With less than two months to go for the stubble burning season, which engulfs north-west India with a thick pollution haze, the Centre plans to hard sell nearly 20,000 innovative farm implements that can reduce the practice of torching the agricultural fields to a large extent.
This would be in addition to another 19,000 such tools sold last year, bringing down the level of stubble burning in Haryana by more than 40%. But the impact was too little to be seen in Punjab and only marginal in west Uttar Pradesh.
While indigenous implements like Happy Seeder, Zero till and Straw Management System can significantly reduce stubble burning at the end of the paddy harvesting season in Punjab, Haryana and western Uttar Pradesh, they were not popular with the farmers till 2017.
Following a severe spell of air pollution in 2017 that turned Delhi virtually into a gas chamber, the central government swung into action and put a sizable amount of money on the table to push for such tools into farming.
“The government allocated Rs 1,152 crore out of which Rs 565 crore was spent last year and Rs 588 crore has been released this year. We provide 80% subsidy to that custom hiring centres that purchase such machines and make them available to the farmers at a price. Also, 50% subsidy is given to individual farmers,” Trilochan Mahapatra, director-general of Indian Council of Agriculture Research said here on Tuesday.

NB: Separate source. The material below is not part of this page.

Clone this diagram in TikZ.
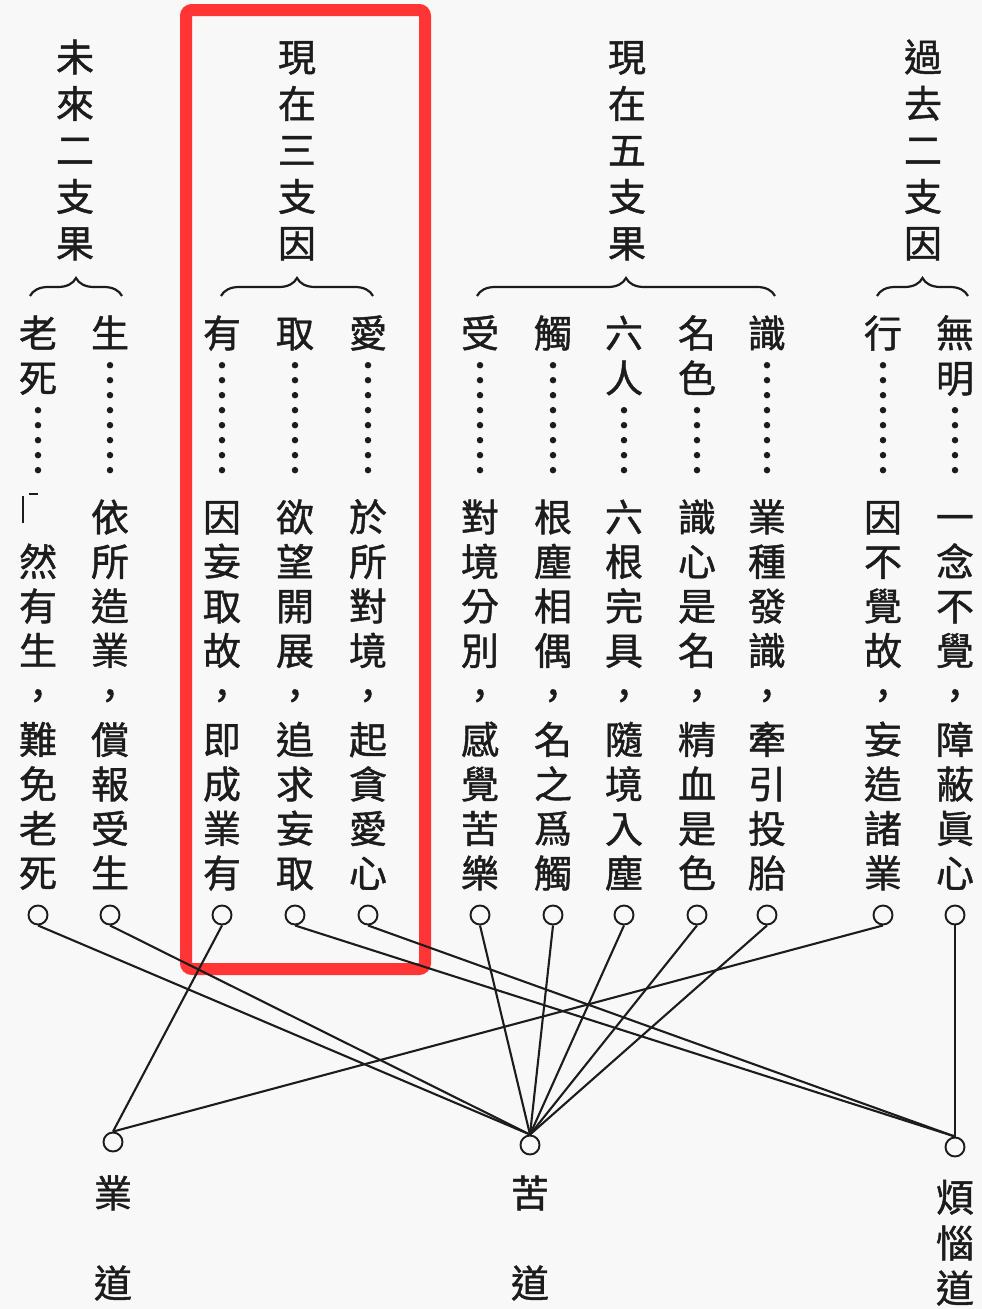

Propelled by a tractor, the Happy Seeder cuts and lifts rice straw sows wheat directly into the soil and deposits the cut straw as mulch over the sown area.
Each year farmers burn down nearly 23 million tonnes of paddy residue, heavily polluting the air in Punjab, Haryana, Delhi and nearby areas. Happy Seeder reduces dust pollution (PM-2.5) by more than 98% and greenhouse gas emission by about 80%.
Evaluating the environmental impact and economic viability of alternate no-burn farming practices in India, an international team of researchers last week reported that a shift to the Happy Seeder systems that sows new crops while recycling previous leftovers as mulch, could lead to a nearly 10% increase in farmer profits on average while reducing agricultural greenhouse emissions by 64-79%.
“Happy Seeder-based system on an average are 10% more profitable than the most profitable burning option (with zero-till seeders) and 20% more profitable than the most common burn system (with conventional seeders),” they reported in the journal Science.
“Its like the Uber service. Farmers can call up the custom hiring centres and someone will come with the machine and do the sowing at a price. The savings is mainly on account of fertiliser and labour cost,” said M L Jat, principal scientist at the International Maize and Wheat Improvement Centre (CIMMYT) and one of the authors of the paper.